A Wonderful Birthday. And Many More!!

Andi


----------



## Skyeking (Jan 17, 2003)

Thank you all for your warm and wonderful greetings! Your are the best.  


fp,

I'm thrilled to see your post, and stopping by to wish me a happy birthday, I'm honored and blessed!


----------



## Skyeking (Jan 17, 2003)

Flying_Pidgy said:


> Were you refering to me? lol



Hello Flying Pidgy,

Thank you for your birthday greeting. We were referring to feral pigeon, who has posted, another wonderful member with the initials fp.


----------



## Maggie-NC (Jun 22, 2005)

Treesa, I'm going to wish you another happy birthday because I was SO VERY HAPPY TO SEE FP BACK


----------



## Feather (Dec 8, 2005)

Flying Pidgy

I am sorry if I confused you. I guess I will have to refer to you as <F><P>.

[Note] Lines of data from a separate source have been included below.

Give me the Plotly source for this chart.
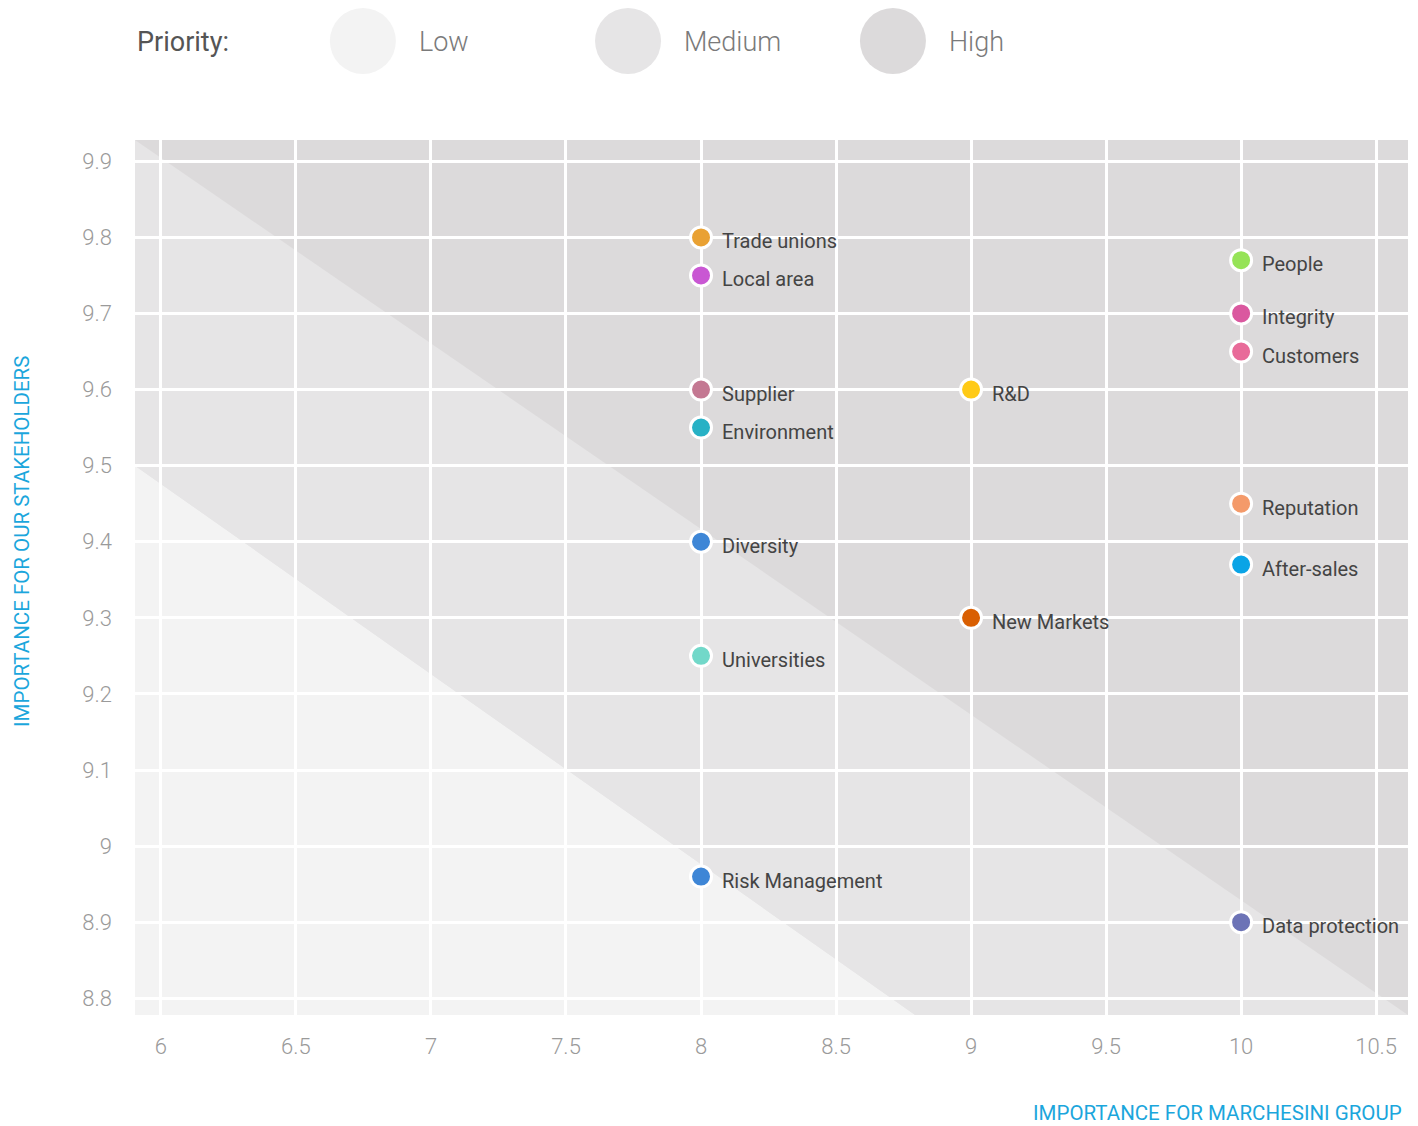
import plotly.graph_objects as go

# ---- data ----
topics = ["Trade unions", "Local area", "Supplier", "Environment", "Diversity",
          "Universities", "Risk Management", "R&D", "New Markets", "People",
          "Integrity", "Customers", "Reputation", "After-sales", "Data protection"]
group_importance = [8, 8, 8, 8, 8, 8, 8, 9, 9, 10, 10, 10, 10, 10, 10]
stakeholder_importance = [9.8, 9.75, 9.6, 9.55, 9.4, 9.25, 8.96, 9.6, 9.3,
                          9.77, 9.7, 9.65, 9.45, 9.37, 8.9]
topic_colors = ["#e9a133", "#c957d3", "#c47892", "#27b1c5", "#3e86d6",
                "#72d8c9", "#3e86d6", "#ffca16", "#d95f02", "#96e357",
                "#da589f", "#e86b99", "#f49a6a", "#0aa4e6", "#6c73b6"]

x_ticks = [6, 6.5, 7, 7.5, 8, 8.5, 9, 9.5, 10, 10.5]
y_ticks = [8.8, 8.9, 9, 9.1, 9.2, 9.3, 9.4, 9.5, 9.6, 9.7, 9.8, 9.9]

priority_levels = ["Low", "Medium", "High"]
priority_colors = ["#f3f3f3", "#e6e5e6", "#dcdadb"]

X_RANGE = [5.904, 10.618]
Y_RANGE = [8.778, 9.928]
LOW_Y_LEFT = 9.5      # low band boundary at left edge
LOW_X_BOTTOM = 8.793  # low band boundary at bottom edge

FONT = "Roboto, sans-serif"

fig = go.Figure()

fig.add_trace(go.Scatter(
    x=group_importance, y=stakeholder_importance,
    mode="markers",
    text=topics,
    marker=dict(size=21, color=topic_colors, line=dict(color="white", width=3)),
    hoverinfo="text",
    showlegend=False,
    cliponaxis=False,
))

x0, x1 = X_RANGE
y0, y1 = Y_RANGE
shapes = [
    dict(type="path", xref="x", yref="y", layer="below", line=dict(width=0),
         fillcolor=priority_colors[0],
         path=f"M {x0},{y0} L {x0},{LOW_Y_LEFT} L {LOW_X_BOTTOM},{y0} Z"),
    dict(type="path", xref="x", yref="y", layer="below", line=dict(width=0),
         fillcolor=priority_colors[1],
         path=f"M {x0},{LOW_Y_LEFT} L {x0},{y1} L {x1},{y0} L {LOW_X_BOTTOM},{y0} Z"),
    dict(type="path", xref="x", yref="y", layer="below", line=dict(width=0),
         fillcolor=priority_colors[2],
         path=f"M {x0},{y1} L {x1},{y1} L {x1},{y0} Z"),
]

legend_centers = [0.179, 0.3873, 0.5954]
for cx, col in zip(legend_centers, priority_colors):
    shapes.append(dict(type="circle", xref="paper", yref="paper",
                       xsizemode="pixel", ysizemode="pixel",
                       xanchor=cx, yanchor=1.1131,
                       x0=-33, x1=33, y0=-33, y1=33,
                       line=dict(width=0), fillcolor=col))

annotations = []
for name, gx, sy in zip(topics, group_importance, stakeholder_importance):
    annotations.append(dict(text=name, x=gx, y=sy, xref="x", yref="y",
                            xanchor="left", yanchor="middle", xshift=19, yshift=-4,
                            showarrow=False,
                            font=dict(family=FONT, size=20, color="#444444")))

annotations.append(dict(text="Priority:", xref="paper", yref="paper", x=0.0, y=1.112,
                        xanchor="left", yanchor="middle", showarrow=False,
                        font=dict(family=FONT, size=27, color="#555555")))
for cx, lab in zip(legend_centers, priority_levels):
    annotations.append(dict(text=lab, xref="paper", yref="paper",
                            x=cx + 0.0424, y=1.112, xanchor="left", yanchor="middle",
                            showarrow=False,
                            font=dict(family=FONT, size=27, color="#7a7a7a", weight=300)))
annotations += [
    dict(text="IMPORTANCE FOR MARCHESINI GROUP", xref="paper", yref="paper",
         x=0.997, y=-0.112, xanchor="right", yanchor="middle", showarrow=False,
         font=dict(family=FONT, size=20.5, color="#1ba6dc")),
    dict(text="IMPORTANCE FOR OUR STAKEHOLDERS", xref="paper", yref="paper",
         x=-0.0888, y=0.5417, xanchor="center", yanchor="middle", showarrow=False,
         textangle=-90,
         font=dict(family=FONT, size=20.5, color="#1ba6dc")),
]

fig.update_layout(
    width=1418, height=1126,
    margin=dict(l=135, r=10, t=140, b=111),
    paper_bgcolor="white",
    plot_bgcolor=priority_colors[1],
    shapes=shapes,
    annotations=annotations,
    xaxis=dict(range=X_RANGE, tickvals=x_ticks, ticktext=[f"{v:g}" for v in x_ticks],
               showgrid=True, gridcolor="white", gridwidth=3, zeroline=False,
               showline=False, ticks="", ticklabelstandoff=16,
               tickfont=dict(family=FONT, size=22, color="#9a9a9a", weight=300)),
    yaxis=dict(range=Y_RANGE, tickvals=y_ticks, ticktext=[f"{v:g}" for v in y_ticks],
               showgrid=True, gridcolor="white", gridwidth=3, zeroline=False,
               showline=False, ticks="", ticklabelstandoff=22,
               tickfont=dict(family=FONT, size=22, color="#9a9a9a", weight=300)),
)

fig.write_html("out.html")
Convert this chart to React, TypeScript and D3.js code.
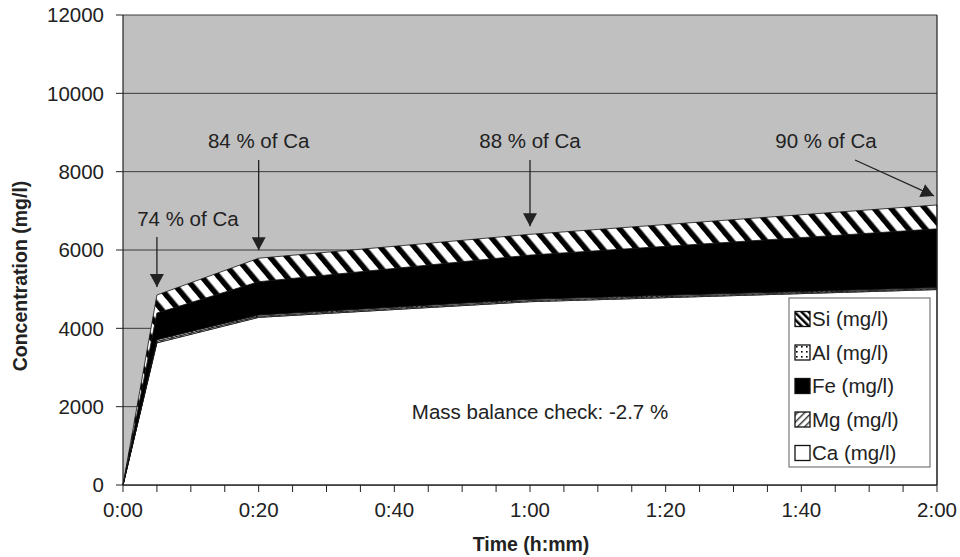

There, I gave your letters some wings. FeralPigeon wears hers.

Feather


----------



## pdpbison (Mar 15, 2005)

Happy-'Pip-Day'-Tressa!!!!

And-many-many-more!


Phil
Las-Vegas


----------



## Ashbel (Jul 1, 2006)

Happy Birthday! Best of wishes!


----------



## Skyeking (Jan 17, 2003)

Thanks again.. Maggie, and thank you Feather, Phil, and Brittany! I appreciate it.


----------



## Ashbel (Jul 1, 2006)

Not a problem.


----------



## TAWhatley (Mar 6, 2001)

Belated "Happies", Treesa .. looks like you got yourself a little birthday present in the form of Gracie!

Terry


----------



## Pigeonpal2002 (Jul 27, 2002)

Happy belated as well, Treesa. I hope you had a great day and I just read that you received a special gift in "Gracie" on your day....how wonderful

Best wishes to a great lady and her birds


----------



## Victor (Dec 18, 2004)

*Happy Birthday Rosco's mom!*

*Oh my gosh, I can't believe I missed your birthday Ms Treesa! I even marked it on my calender and I still missed it !

I hope your day was wonderful filled with love and joy with your family and flock. 

Thank you for all the support you give.*


----------



## Skyeking (Jan 17, 2003)

Thank you Terry, and Brad

It has been a crazy, busy, but wonderful last few days!

Thank you Victor,

I appreciate the title on your post, made my day.


----------



## auroraborealis (May 30, 2006)

*Happy belated birthday!*

My very best wishes of the very best on your birthday and also the perfect occasion to thank you once again for all your help!

Take care!

Susan


----------



## Skyeking (Jan 17, 2003)

Thank you Susan...and you're welcome.


----------